My lesson plans for several library sessions in geoscience classes

Identify the types of things you are trying to organize: In order to get organized, you need to know what kinds of things you are organizing. This works really well for most of my work items. I have lesson plans and homework exercises, meeting minutes, personal meeting notes, saved websites and bookmarks, reference data, and many other types of things. Once I understand what I have, I can develop systems to keep track of it. I use Evernote for digital lesson plans, saving websites and bookmarks, and for writing things like blog posts. Meeting minutes go in our library wiki, and personal notes go in my notebook. I have paper files for printed lesson plans and worksheets, and separate files for each of my writing projects.

The system has broken down at home as I have struggled to organize all of the information my daughter is now bringing home from Kindergarten. There are art projects and worksheets and notes home and coloring pages and all sorts of things. I find that I am just now getting a handle on what she is bringing home. Hopefully I’ll have a system in place before Christmas.
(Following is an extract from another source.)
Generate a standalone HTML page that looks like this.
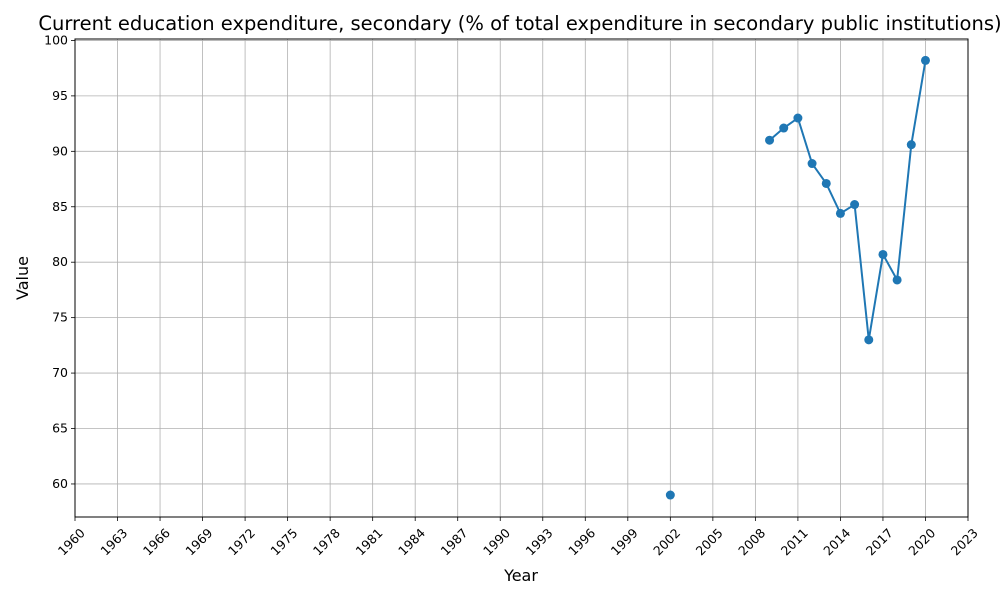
<!DOCTYPE html>
<html><head><meta charset="utf-8"><style>
body{margin:0;background:#fff;font-family:"Liberation Sans","DejaVu Sans",sans-serif}
svg text{font-family:"DejaVu Sans","Liberation Sans",sans-serif}
</style></head><body>
<svg id="chart" width="1000" height="600" xmlns="http://www.w3.org/2000/svg"></svg>
<script>
const years = [2002, 2009, 2010, 2011, 2012, 2013, 2014, 2015, 2016, 2017, 2018, 2019, 2020];
const values = [59.0, 91.0, 92.1, 93.0, 88.9, 87.1, 84.4, 85.2, 73.0, 80.7, 78.4, 90.6, 98.2];
const xTicks = [1960,1963,1966,1969,1972,1975,1978,1981,1984,1987,1990,1993,1996,1999,2002,2005,2008,2011,2014,2017,2020,2023];
const yTicks = [60,65,70,75,80,85,90,95,100];

const L=75,R=968,T=39,B=517,xMin=1960,xMax=2023,yMin=57.02,yMax=100.13;
const sx=v=>L+(v-xMin)/(xMax-xMin)*(R-L);
const sy=v=>B-(v-yMin)/(yMax-yMin)*(B-T);
const svg=document.getElementById('chart');
const NS='http://www.w3.org/2000/svg';
function mk(tag,attrs,parent){const e=document.createElementNS(NS,tag);for(const k in attrs)e.setAttribute(k,attrs[k]);(parent||svg).appendChild(e);return e;}

const grid=mk('g',{});


xTicks.forEach(t=>{const x=sx(t);
 mk('line',{x1:x,x2:x,y1:T,y2:B,stroke:'#b0b0b0','stroke-width':0.8},grid);
 mk('line',{x1:x,x2:x,y1:B,y2:B+4,stroke:'#000','stroke-width':0.8},grid);
 const tx=mk('text',{x:0,y:0,'font-size':12.5,'text-anchor':'end',transform:`translate(${x+4},${B+10}) rotate(-45)`,'dominant-baseline':'hanging'});
 tx.textContent=t;
 
 
});
yTicks.forEach(t=>{const y=sy(t);
 mk('line',{x1:L,x2:R,y1:y,y2:y,stroke:'#b0b0b0','stroke-width':0.8},grid);
 mk('line',{x1:L-4,x2:L,y1:y,y2:y,stroke:'#000','stroke-width':0.8},grid);
 const tx=mk('text',{x:L-7,y:y+4,'font-size':12.5,'text-anchor':'end'});
 tx.textContent=t;
 
 
});
const frame=mk('rect',{x:L,y:T,width:R-L,height:B-T,fill:'none',stroke:'#000','stroke-width':1});



let d='';
for(let i=0;i<years.length;i++){
 const cont=i>0&&years[i]-years[i-1]===1;
 d+=(cont?'L':'M')+sx(years[i])+','+sy(values[i]);
}
const line=mk('path',{d:d,fill:'none',stroke:'#1f77b4','stroke-width':2});


years.forEach((yr,i)=>{
 const c=mk('circle',{cx:sx(yr),cy:sy(values[i]),r:4.5,fill:'#1f77b4'});
 
 
});

const title=mk('text',{x:520,y:30,'font-size':19.5,'text-anchor':'middle'});
title.textContent='Current education expenditure, secondary (% of total expenditure in secondary public institutions)';


const xl=mk('text',{x:521,y:581,'font-size':16,'text-anchor':'middle'});
xl.textContent='Year';


const yl=mk('text',{x:0,y:0,'font-size':16,'text-anchor':'middle',transform:'translate(28,278) rotate(-90)'});
yl.textContent='Value';


</script>
</body></html>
Keep things simple: I am a fan of new and shiny gadgets. But shiny and new doesn’t necessarily mean better. I could use Evernote for my personal notes (from meetings, etc.) but Evernote is really more complicated than I need for this task, and sitting behind a computer in a meeting can be distracting (to me and others). Instead, I use a plain composition notebook. I can draw diagrams and connect things with arrows. It works. Because I use a bound composition notebook, the pages don’t fall out or get lost, and I can always go back and look for notes from last year (or earlier) in my saved notebooks. If these notes end up needing to be associated with additional information, I take a picture of my notes and add it to Evernote. So I don’t need to get any fancier.

My notebook. I get a little fancy using a Notabilia notebook from Levenger because of the high quality paper.

I used to spend a lot of time looking at productivity tools and strategies. As I’ve learned about what works best for me, I spend less time on this, and I’m more confident in my systems. I once spent time looking at the “Getting Things Done” strategy (and the tools behind them). I eventually realized that this was more complicated than I needed, so I failed to be consistent.

Set up automatic tools: I use IFTTT quite often to transfer information between services like Twitter, Evernote, my iPhone, dropbox, etc. This saves me time, and I don’t have to worry about forgetting to do something.

Consistency: This is where I run in to trouble. I have systems set up to organize my stuff, but if I don’t use them, I can’t find things. I have found that it is easier for me to be consistent with simple systems, and that complicated strategies often get left behind. When I get busy I also tend to just throw things on my desk (or desktop).


This is what works for me. But that doesn’t mean it will work for you. Have you identified any bad habits and implemented strategies to get around them? How do you use different tools to organize different types of things?